At its core, The Nutcracker is a pretty standard issue fantasy epic in which a "chosen one" appears to save the fantasy world from some sort of catastrophe. It is anchored by two of the most lifeless lead performances to ever headline such a big budget film, with Mackenzie Foy and Jayden Fowora-Knight unable to conjure any charisma or chemistry that could possibly make us care about their characters. The MVP here is Keira Knightley, whose bubbly and unhinged take on the Sugarplum Fairy is the kind of "shoot for the moon" performance that is nearly worth the price of admission on its own. Knightley, with her squeaky voice and cotton candy hair, makes the film her own, completely giving herself over to the ridiculousness surrounding her and fully embodying its off-kilter weirdness. The always reliable composer, James Newton Howard, also comes through with a lovely score that makes great use of Tchaikovsky's iconic music.

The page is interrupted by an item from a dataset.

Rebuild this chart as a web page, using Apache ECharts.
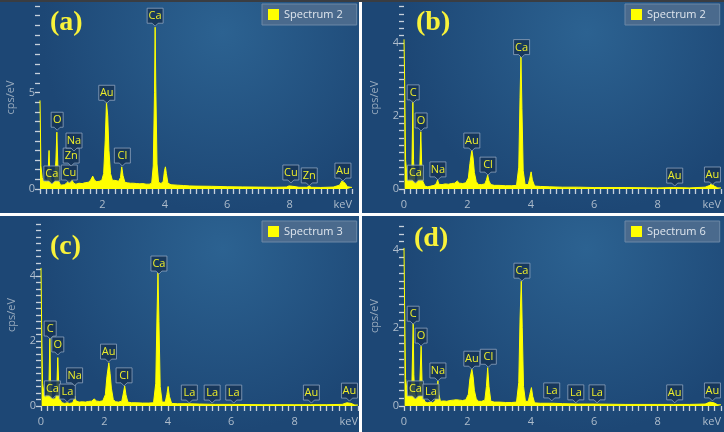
<!DOCTYPE html>
<html>
<head>
<meta charset="utf-8">
<style>
  html, body { margin: 0; padding: 0; background: #ffffff; }
  #main { width: 724px; height: 432px; }
</style>
<script src="https://cdn.jsdelivr.net/npm/echarts@6/dist/echarts.min.js"></script>
</head>
<body>
<div id="main"></div>
<script>
// EDS spectra, [keV, cps/eV]
var specA = [[0,4.6],[0.03,1.2],[0.07,0.6],[0.12,0.35],[0.18,0.5],[0.22,0.3],[0.26,0.9],[0.29,2.0],[0.31,0.9],[0.34,0.6],[0.37,0.3],[0.42,0.25],[0.47,0.4],[0.51,1.5],[0.54,2.95],[0.57,1.3],[0.6,0.4],[0.66,0.2],[0.72,0.25],[0.78,0.22],[0.85,0.3],[0.9,0.4],[0.93,0.45],[0.97,0.3],[1.01,0.5],[1.04,0.45],[1.08,0.3],[1.15,0.25],[1.25,0.3],[1.35,0.28],[1.45,0.33],[1.55,0.35],[1.62,0.45],[1.69,0.67],[1.75,0.45],[1.82,0.38],[1.9,0.4],[1.98,0.45],[2.04,0.8],[2.09,2.5],[2.13,4.5],[2.17,3.8],[2.21,2.0],[2.26,0.8],[2.32,0.45],[2.4,0.45],[2.46,0.5],[2.52,0.4],[2.58,0.6],[2.62,1.15],[2.66,0.7],[2.72,0.35],[2.8,0.32],[2.9,0.3],[3.0,0.3],[3.1,0.28],[3.2,0.27],[3.3,0.28],[3.4,0.25],[3.5,0.25],[3.58,0.3],[3.63,1.2],[3.67,5.0],[3.69,8.4],[3.71,5.5],[3.75,1.3],[3.8,0.35],[3.88,0.28],[3.95,0.4],[3.99,0.95],[4.02,1.15],[4.05,0.8],[4.1,0.3],[4.2,0.22],[4.4,0.2],[4.6,0.18],[4.8,0.16],[5,0.15],[5.5,0.14],[6,0.12],[6.5,0.11],[7,0.1],[7.5,0.09],[7.9,0.1],[7.98,0.16],[8.04,0.22],[8.1,0.14],[8.3,0.09],[8.55,0.09],[8.63,0.14],[8.7,0.09],[9.0,0.08],[9.4,0.1],[9.6,0.2],[9.68,0.42],[9.72,0.47],[9.78,0.3],[9.85,0.12],[10,0.08]];
var specB = [[0,4.1],[0.02,3.0],[0.05,0.8],[0.1,0.3],[0.15,0.2],[0.2,0.15],[0.25,0.6],[0.28,2.44],[0.3,0.8],[0.33,0.25],[0.36,0.3],[0.4,0.15],[0.46,0.2],[0.5,0.6],[0.53,1.57],[0.56,0.6],[0.6,0.2],[0.66,0.08],[0.75,0.06],[0.85,0.08],[0.95,0.1],[1.02,0.15],[1.06,0.25],[1.1,0.13],[1.2,0.12],[1.3,0.14],[1.4,0.13],[1.5,0.15],[1.6,0.16],[1.68,0.22],[1.75,0.16],[1.85,0.15],[1.95,0.17],[2.03,0.3],[2.08,0.7],[2.14,1.07],[2.18,0.85],[2.22,0.45],[2.28,0.2],[2.35,0.12],[2.45,0.12],[2.55,0.14],[2.6,0.25],[2.64,0.38],[2.68,0.22],[2.74,0.12],[2.85,0.1],[3.0,0.1],[3.2,0.09],[3.4,0.09],[3.55,0.1],[3.62,0.6],[3.66,2.5],[3.69,3.62],[3.72,2.2],[3.76,0.5],[3.82,0.12],[3.92,0.12],[3.97,0.3],[4.01,0.47],[4.05,0.25],[4.12,0.08],[4.3,0.07],[4.6,0.06],[5,0.05],[5.5,0.05],[6,0.04],[7,0.04],[8,0.03],[8.5,0.04],[9,0.03],[9.5,0.05],[9.65,0.1],[9.71,0.16],[9.78,0.08],[9.9,0.03],[10,0.03]];
var specC = [[0,4.25],[0.02,2.5],[0.05,0.7],[0.1,0.35],[0.15,0.25],[0.2,0.2],[0.25,0.6],[0.28,2.1],[0.3,0.8],[0.33,0.3],[0.36,0.35],[0.4,0.2],[0.47,0.25],[0.5,0.6],[0.53,1.49],[0.56,0.6],[0.6,0.2],[0.66,0.1],[0.75,0.08],[0.83,0.1],[0.9,0.08],[1.0,0.1],[1.04,0.2],[1.07,0.31],[1.1,0.16],[1.2,0.12],[1.3,0.13],[1.4,0.12],[1.5,0.14],[1.6,0.15],[1.68,0.22],[1.75,0.15],[1.85,0.14],[1.95,0.16],[2.03,0.35],[2.08,0.9],[2.14,1.33],[2.18,1.0],[2.22,0.55],[2.28,0.2],[2.35,0.13],[2.45,0.12],[2.55,0.15],[2.6,0.4],[2.64,0.62],[2.68,0.35],[2.74,0.12],[2.85,0.1],[3.0,0.1],[3.2,0.09],[3.4,0.09],[3.55,0.1],[3.62,0.7],[3.66,2.8],[3.69,4.1],[3.72,2.6],[3.76,0.6],[3.82,0.12],[3.92,0.12],[3.97,0.35],[4.01,0.6],[4.05,0.3],[4.12,0.08],[4.3,0.07],[4.65,0.07],[5,0.06],[5.5,0.05],[6,0.05],[7,0.04],[8,0.04],[8.5,0.04],[9,0.04],[9.5,0.05],[9.65,0.1],[9.71,0.15],[9.78,0.08],[9.9,0.03],[10,0.03]];
var specD = [[0,4.04],[0.02,2.5],[0.05,0.7],[0.1,0.35],[0.15,0.25],[0.2,0.2],[0.25,0.6],[0.29,2.12],[0.31,0.8],[0.34,0.3],[0.37,0.3],[0.41,0.2],[0.47,0.25],[0.5,0.6],[0.54,1.53],[0.57,0.6],[0.61,0.2],[0.67,0.1],[0.75,0.08],[0.83,0.1],[0.9,0.08],[0.98,0.12],[1.03,0.35],[1.07,0.64],[1.1,0.3],[1.15,0.12],[1.25,0.13],[1.35,0.12],[1.45,0.14],[1.55,0.15],[1.65,0.16],[1.7,0.2],[1.75,0.15],[1.85,0.14],[1.95,0.16],[2.03,0.3],[2.08,0.7],[2.14,0.94],[2.18,0.75],[2.22,0.4],[2.28,0.18],[2.35,0.12],[2.45,0.12],[2.55,0.15],[2.6,0.5],[2.64,0.98],[2.68,0.5],[2.74,0.12],[2.85,0.1],[3.0,0.1],[3.2,0.09],[3.4,0.09],[3.55,0.1],[3.62,0.6],[3.66,2.2],[3.7,3.19],[3.73,2.0],[3.77,0.5],[3.83,0.12],[3.92,0.12],[3.97,0.3],[4.02,0.47],[4.06,0.25],[4.12,0.08],[4.3,0.07],[4.6,0.07],[4.65,0.1],[4.7,0.07],[5,0.06],[5.5,0.05],[6,0.05],[7,0.04],[8,0.04],[8.5,0.04],[9,0.04],[9.5,0.05],[9.65,0.1],[9.71,0.14],[9.78,0.08],[9.9,0.03],[10,0.03]];

// peak labels: [element, keV, value where the pointer ends]
var peaksA = [['Ca',0.38,0.26],['Cu',0.94,0.31],['Zn',1.0,1.19],['Na',1.09,1.97],['O',0.55,3.05],['Au',2.14,4.45],['Cl',2.64,1.19],['Ca',3.69,8.45],['Cu',8.04,0.31],['Zn',8.63,0.16],['Au',9.71,0.41]];
var peaksB = [['Ca',0.36,0.16],['C',0.29,2.36],['O',0.54,1.59],['Na',1.07,0.25],['Au',2.14,1.04],['Cl',2.65,0.38],['Ca',3.71,3.6],['Au',8.54,0.08],['Au',9.73,0.11]];
var peaksC = [['Ca',0.36,0.22],['C',0.29,2.06],['O',0.53,1.57],['La',0.83,0.12],['Na',1.06,0.62],['Au',2.13,1.35],['Cl',2.62,0.62],['Ca',3.72,4.06],['La',4.68,0.09],['La',5.4,0.09],['La',6.08,0.09],['Au',8.53,0.09],['Au',9.73,0.15]];
var peaksD = [['Ca',0.36,0.18],['C',0.29,2.09],['O',0.54,1.53],['La',0.85,0.1],['Na',1.07,0.64],['Au',2.14,0.94],['Cl',2.66,0.99],['Ca',3.72,3.19],['La',4.66,0.13],['La',5.42,0.08],['La',6.09,0.08],['Au',8.54,0.08],['Au',9.73,0.13]];

var panelTags = ['(a)', '(b)', '(c)', '(d)'];
var spectrumNames = ['Spectrum 2', 'Spectrum 2', 'Spectrum 3', 'Spectrum 6'];
var yMax = [9.5, 5.0, 5.6, 4.6];
var yStep = [0.5, 0.2, 0.2, 0.2];
var yLabelEvery = [5, 2, 2, 2];

var spectra = [specA, specB, specC, specD];
var peaks = [peaksA, peaksB, peaksC, peaksD];

// panel boxes [x, y, w, h] and grids
var panels = [[0, 0, 359, 213], [362, 0, 362, 213], [0, 216, 359, 216], [362, 216, 362, 216]];
var tagPos = [[50, 9], [54, 9], [50, 17], [52, 9]];
var grids = [
    {left: 40, top: 6, width: 312, height: 183},
    {left: 404, top: 6.5, width: 317, height: 182.5},
    {left: 41, top: 224, width: 317, height: 182},
    {left: 404, top: 226, width: 318, height: 180}
];

var chart = echarts.init(document.getElementById('main'));

function peakRenderer(list) {
    return function (params, api) {
        var p = api.coord([api.value(0), api.value(1)]);
        var name = list[params.dataIndex][0];
        var w = name.length === 1 ? 12 : 16;
        var h = 15;
        var bottom = p[1] - 3;
        var left = p[0] - w / 2;
        return {
            type: 'group',
            children: [{
                type: 'polygon',
                shape: {points: [
                    [left, bottom - h], [left + w, bottom - h], [left + w, bottom],
                    [p[0] + 3, bottom], [p[0], p[1]], [p[0] - 3, bottom], [left, bottom]
                ]},
                style: {fill: 'rgba(22,52,86,0.85)', stroke: 'rgba(150,170,195,0.75)', lineWidth: 1}
            }, {
                type: 'text',
                style: {
                    text: name, x: p[0], y: bottom - h / 2 + 0.5,
                    align: 'center', verticalAlign: 'middle',
                    fill: '#eeee2a', font: '11px "Open Sans", sans-serif'
                }
            }]
        };
    };
}

var xAxes = [], yAxes = [], series = [], legends = [], graphics = [];

graphics.push({type: 'rect', shape: {x: 0, y: 0, width: 724, height: 2}, style: {fill: '#3a3d42'}, z: -9});

for (var i = 0; i < 4; i++) {
    var pb = panels[i];
    graphics.push({
        type: 'rect', z: -10,
        shape: {x: pb[0], y: pb[1], width: pb[2], height: pb[3]},
        style: {fill: new echarts.graphic.RadialGradient(0.62, 0.15, 0.85, [
            {offset: 0, color: '#2c6291'},
            {offset: 1, color: '#1d4775'}
        ])}
    });
    graphics.push({
        type: 'text', z: 10,
        x: pb[0] + tagPos[i][0], y: pb[1] + tagPos[i][1],
        style: {text: panelTags[i], fill: '#f8f23a', font: 'bold 28px "Liberation Serif", serif'}
    });

    (function (idx) {
        xAxes.push({
            type: 'value', gridIndex: idx, min: 0, max: 10, interval: 0.2, offset: 3,
            axisLine: {show: false},
            axisTick: {show: true, length: 5, lineStyle: {color: '#c7d1dc', width: 1.3}},
            splitLine: {show: false},
            axisLabel: {
                color: '#aebccb', fontSize: 11, fontFamily: 'Open Sans', margin: 7,
                alignMaxLabel: 'right',
                formatter: function (v) {
                    var r = Math.round(v);
                    if (Math.abs(v - r) > 1e-6) return '';
                    if (r === 10) return 'keV';
                    if (r === 0 && idx === 0) return '';
                    return r % 2 === 0 ? String(r) : '';
                }
            }
        });
        yAxes.push({
            type: 'value', gridIndex: idx, min: 0, max: yMax[idx], interval: yStep[idx],
            name: 'cps/eV', nameLocation: 'middle', nameGap: 24,
            nameTextStyle: {color: '#98aabd', fontSize: 11, fontFamily: 'Open Sans'},
            axisLine: {show: false},
            axisTick: {show: true, length: 5, lineStyle: {color: '#c7d1dc', width: 1.3}},
            splitLine: {show: false},
            axisLabel: {
                color: '#aebccb', fontSize: 11, fontFamily: 'Open Sans', margin: 5,
                formatter: function (v) {
                    var r = Math.round(v);
                    if (Math.abs(v - r) > 1e-6) return '';
                    return r % yLabelEvery[idx] === 0 ? String(r) : '';
                }
            }
        });
    })(i);

    series.push({
        name: spectrumNames[i], type: 'line', xAxisIndex: i, yAxisIndex: i,
        data: spectra[i], showSymbol: false, symbol: 'none',
        color: '#ffff00',
        lineStyle: {color: '#ffff00', width: 1},
        areaStyle: {color: '#ffff00', opacity: 1},
        silent: true, z: 2
    });
    series.push({
        type: 'custom', xAxisIndex: i, yAxisIndex: i, clip: false, z: 5, silent: true,
        renderItem: peakRenderer(peaks[i]),
        data: peaks[i].map(function (d) { return [d[1], d[2]]; })
    });

    legends.push({
        data: [spectrumNames[i]],
        left: pb[0] + (i % 2 ? 263 : 262), top: pb[1] + (i < 2 ? 4 : 5),
        icon: 'rect', itemWidth: 11, itemHeight: 11, itemGap: 0,
        padding: [5, 14, 5, 6],
        backgroundColor: '#4a6a8d', borderColor: '#6c88a6', borderWidth: 1,
        selectedMode: false,
        textStyle: {color: '#dfe6ee', fontSize: 11, fontFamily: 'Open Sans'}
    });
}

chart.setOption({
    animation: false,
    backgroundColor: '#ffffff',
    graphic: graphics,
    grid: grids,
    xAxis: xAxes,
    yAxis: yAxes,
    legend: legends,
    series: series
});
</script>
</body>
</html>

The rest of the film, however, is a mess. It's certainly unlike any major blockbuster in recent memory, with its Rat King made up of teeming throngs of swarming rats, to poor Richard E. Grant's icicle hair, to the underused Helen Mirren's exiled villain who lives in a world of cracked dolls and creepy clowns, The Nutcracker and the Four Realms almost seems to be channeling Disney's darker days of the 1980s, when oddball films like Return to Oz were the order of the day. Unfortunately, it's a sumptuously designed visual feast that has no real personality or soul of its own. It looks gorgeous on Blu-Ray, and the ballet sequence is appropriately stunning. If only the rest of the film had put forth as much effort as Knightley at the team of designers.